Question

我有一个Q学习程序，试图预测我的股票模拟股票市场，其中股票价格在1-2-3-1-2-3之间...

我已经尝试调试了几天，但无法获取。我什至完全从头开始，问题仍然存在。如果您有多余的时间，我只需要对此多加关注。

getStock（）函数可以模拟股价。

reducePricesToBinary（）函数将股票放入一个[[上一次股票涨跌还是下跌，连续跌跌多少次，连续]

readAI（）函数只是读取输入后应该发生的情况

checkGuess（）函数检查先前的猜测并根据其是否正确来更改policyGradient。

非常感谢您！

import requests
import sys
import time

# Constants
learningRate = 0.5
stocksToBuy = 250
discountFactor = 0.5

# Variables declared:

# getStock()
currentStockPrice = 0
pastStockPrice = 0

# reducePricesToBinary()
binaryVersionOfPrices = ""

# Ai()
AI = dict()

# convertBinaryToInputs()
inputsForAI = [0,0,0]

# Ai
guess = 0
oldGuess = 0
reward = 0
pastInputsForAI = ['0',0,0]
firstTurnOver = False

# Buying and Selling stocks
money = 1000000
shares = 0

#
countToSaveEveryFifteen = 0

# Saving anything to a file.
def save(name, data):
    with open(name, 'w') as f:
        f.write(str(data))

def saveEverything():
    save("AI", AI)
    save("binaryStockPrices", binaryVersionOfPrices)
    save("money", money)
    save("shares", shares)

# Runs after an error.
def onExit():
    saveEverything()
    sys.exit()

# Prints and saves an error log if a function crashes.
def crashProgram(errorMessage):
    print(errorMessage)
    with open("crashLogs", 'w') as f:
        f.write("{}\n\n".format(errorMessage))
    onExit()

# Runs a function with try catches to catch an error.
def doFunction(function):
    try:
        function()
    except Exception, e:
        crashProgram("Fatal error running {}().\n{}".format(function.__name__, e))

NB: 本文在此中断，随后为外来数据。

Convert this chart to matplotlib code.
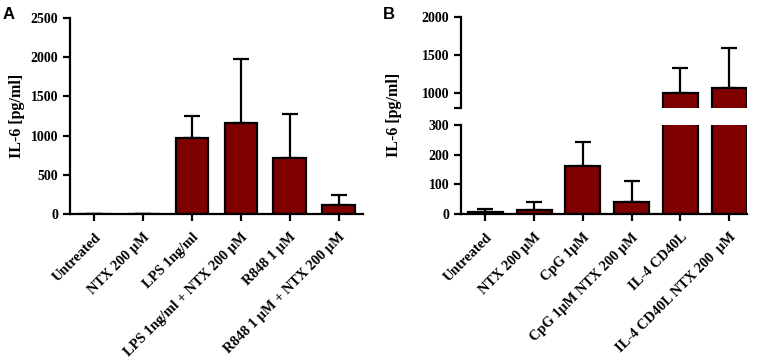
import numpy as np
import matplotlib.pyplot as plt

plt.rcParams['font.family'] = 'Liberation Serif'
plt.rcParams['font.weight'] = 'bold'

# panel A data
labels_a = ['Untreated', 'NTX 200 \u03bcM', 'LPS 1ng/ml', 'LPS 1ng/ml + NTX 200 \u03bcM',
            'R848 1 \u03bcM', 'R848 1 \u03bcM + NTX 200 \u03bcM']
means_a = [0, 0, 975, 1160, 720, 115]
sd_a = [0, 0, 280, 820, 555, 122]

# panel B data
labels_b = ['Untreated', 'NTX 200 \u03bcM', 'CpG 1\u03bcM', 'CpG 1\u03bcM NTX 200 \u03bcM',
            'IL-4 CD40L', 'IL-4 CD40L NTX 200  \u03bcM']
means_b = [8, 12, 161, 41, 1005, 1065]
sd_b = [8, 27, 84, 72, 332, 535]

bar_color = '#7f0000'
lw = 1.6


def style_axis(ax):
    for s in ['top', 'right']:
        ax.spines[s].set_visible(False)
    for s in ['left', 'bottom']:
        ax.spines[s].set_linewidth(lw)
    ax.tick_params(width=lw, length=5, direction='out', labelsize=10)
    ax.tick_params(axis='x', labelsize=10.4, pad=7)


def draw_bars(ax, x, means, sd, width):
    ax.bar(x, means, width=width, color=bar_color, edgecolor='black', linewidth=lw, zorder=2)
    ax.errorbar(x, means, yerr=[np.zeros(len(sd)), sd], fmt='none', ecolor='black',
                elinewidth=lw, capsize=6, capthick=lw, zorder=1)


fig = plt.figure(figsize=(7.58, 3.59), dpi=100)

# ---- A ----
ax_a = fig.add_axes([0.0923, 0.4039, 0.3865, 0.546])
x = np.arange(len(labels_a))
draw_bars(ax_a, x, means_a, sd_a, 0.67)
ax_a.set_xlim(-0.5, 5.5)
ax_a.set_ylim(0, 2500)
ax_a.set_yticks([0, 500, 1000, 1500, 2000, 2500])
style_axis(ax_a)
ax_a.set_xticks(x)
ax_a.set_xticklabels(labels_a, rotation=45, ha='right', rotation_mode='anchor')
ax_a.set_ylabel('IL-6 [pg/ml]', fontsize=11.5, fontweight='bold', labelpad=4)
fig.text(0.004, 0.948, 'A', fontsize=12, fontweight='bold', family='Liberation Sans')

# ---- B (broken axis) ----
xb = np.arange(len(labels_b))
ax_lo = fig.add_axes([0.6082, 0.4039, 0.377, 0.247])
ax_hi = fig.add_axes([0.6082, 0.6978, 0.377, 0.254])
for ax in (ax_lo, ax_hi):
    draw_bars(ax, xb, means_b, sd_b, 0.72)
    ax.set_xlim(-0.5, 5.36)
    style_axis(ax)
ax_lo.set_ylim(0, 300)
ax_lo.set_yticks([0, 100, 200, 300])
ax_lo.set_xticks(xb)
ax_lo.set_xticklabels(labels_b, rotation=45, ha='right', rotation_mode='anchor')
ax_hi.set_ylim(800, 2000)
ax_hi.set_yticks([800, 1000, 1500, 2000])
ax_hi.set_yticklabels(['', '1000', '1500', '2000'])
ax_hi.spines['bottom'].set_visible(False)
ax_hi.set_xticks([])
fig.text(0.52, 0.68, 'IL-6 [pg/ml]', rotation=90, fontsize=11.5, fontweight='bold',
         ha='center', va='center')
fig.text(0.505, 0.948, 'B', fontsize=12, fontweight='bold', family='Liberation Sans')

fig.savefig('out.png', dpi=100)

# Gets the current stock value.
#def getStock():
#    global currentStockPrice
#    res = requests.get("https://markets.businessinsider.com/stocks/aapl-stock")
#    stockCostString = ""
#    for x in range (9):
#        stockCostString += res.text[res.text.find('"price": "')+10 + x]
#    currentStockPrice = float(stockCostString)
#    print(currentStockPrice)

def getStock():
    global currentStockPrice
    currentStockPrice = 1 if currentStockPrice == 3 else (2 if currentStockPrice == 1 else 3)

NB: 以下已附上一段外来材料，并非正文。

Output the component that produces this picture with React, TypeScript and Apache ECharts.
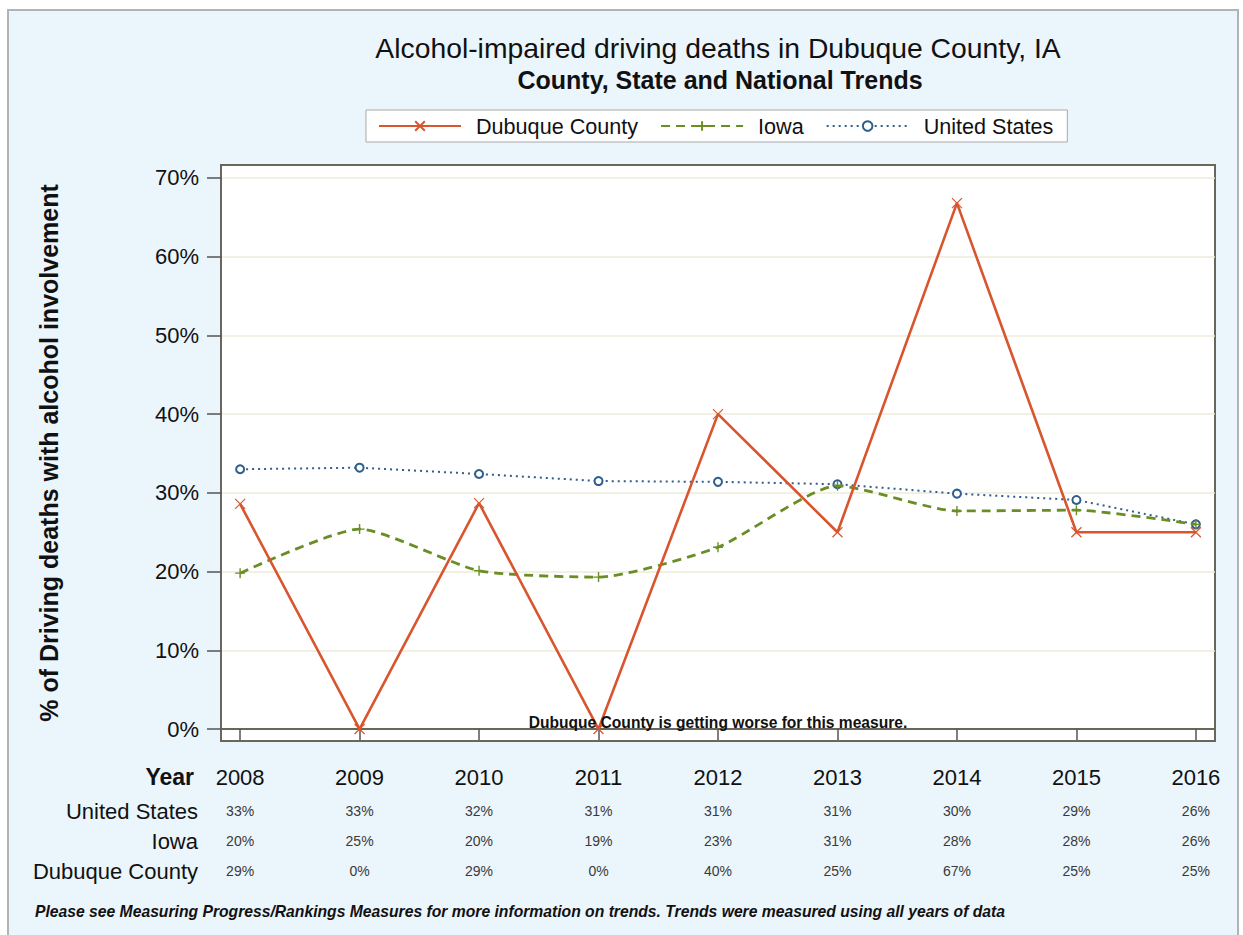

# Turns the prices into 0's and 1's.
def reducePricesToBinary():
    global pastStockPrice
    global binaryVersionOfPrices
    binaryString = "1" if currentStockPrice > pastStockPrice else "0" if currentStockPrice < pastStockPrice else ""
    binaryVersionOfPrices += binaryString
    pastStockPrice = currentStockPrice

# Converts the binaryStockPrices to inputs for the AI.
def convertBinaryToInputs():
    global inputsForAI
    inputsForAI[0] = binaryVersionOfPrices[len(binaryVersionOfPrices)-1]
    counterOfFirstNumber = 1
    counterOfSecondNumber = 1
    while(binaryVersionOfPrices[len(binaryVersionOfPrices) - counterOfFirstNumber] == inputsForAI[0]):
        counterOfFirstNumber+=1
    counterOfFirstNumber-=1
    while(binaryVersionOfPrices[len(binaryVersionOfPrices) - counterOfFirstNumber - counterOfSecondNumber]!=inputsForAI[0]):
        counterOfSecondNumber += 1
    counterOfSecondNumber-=1
    inputsForAI[0] = binaryVersionOfPrices[len(binaryVersionOfPrices)-1]
    inputsForAI[1] = counterOfFirstNumber
    inputsForAI[2] = counterOfSecondNumber


# AI functions
def readAI():
    global guess
    try:
        AIGuess = AI[inputsForAI[0], inputsForAI[1], inputsForAI[2]]
    except:
        AI[inputsForAI[0], inputsForAI[1], inputsForAI[2]] = 0.5
        AIGuess = 0.5
    guess = AIGuess
    print("GUESS: {}".format(guess))
    print("INPUTS: {}".format(inputsForAI))
    return guess

def checkGuess():
    global firstTurnOver
    if(firstTurnOver):
        global oldGuess
        global reward
        global pastInputsForAI
        oldGuess = 0 if oldGuess == -1 else 1
        print("Old guess: " + str(oldGuess) + " Input: " + str(int(round(float(inputsForAI[0])))))
        reward = 1 if oldGuess == int(round(float(inputsForAI[0]))) else -1
        AI[pastInputsForAI[0], pastInputsForAI[1], pastInputsForAI[2]] = (1-learningRate) * AI[pastInputsForAI[0], pastInputsForAI[1], pastInputsForAI[2]] + learningRate * (reward + discountFactor * 1)
        oldGuess = int(round(float(guess)))
    pastInputsForAI = inputsForAI
    firstTurnOver = True

def buySellStocks():
    global money
    global shares
    oldStocks = shares
    if(guess > 0):
        while(money > currentStockPrice and (shares - oldStocks) < stocksToBuy * guess):
            money -= currentStockPrice
            shares += 1
    else:
        while(shares > 0 and (oldStocks - shares) > stocksToBuy * guess):
            money += currentStockPrice
            shares -= 1

# Loads the binaryVersionOfPrices from a file.
def loadBinaryPrices():
    global binaryVersionOfPrices
    with open("binaryStockPrices", 'r') as f:
        binaryVersionOfPrices = f.read()

def loadMoney():
    global money
    with open("money", 'r') as f:
        money = int(f.read())

def loadShares():
    global shares
    with open("shares", 'r') as f:
        shares = int(f.read())

# Loads the AI from a file.
def loadAI():
    global AI
    with open("AI", 'r') as f:
        AI = eval(f.read())

#Prints relative information
def printStuff():
    print("Stock price: {}\nCurrent balance: {}\nCurrent shares: {}\nTotal value: {}\nGuess: {}\n".format(currentStockPrice, money, shares, money + shares * currentStockPrice, guess))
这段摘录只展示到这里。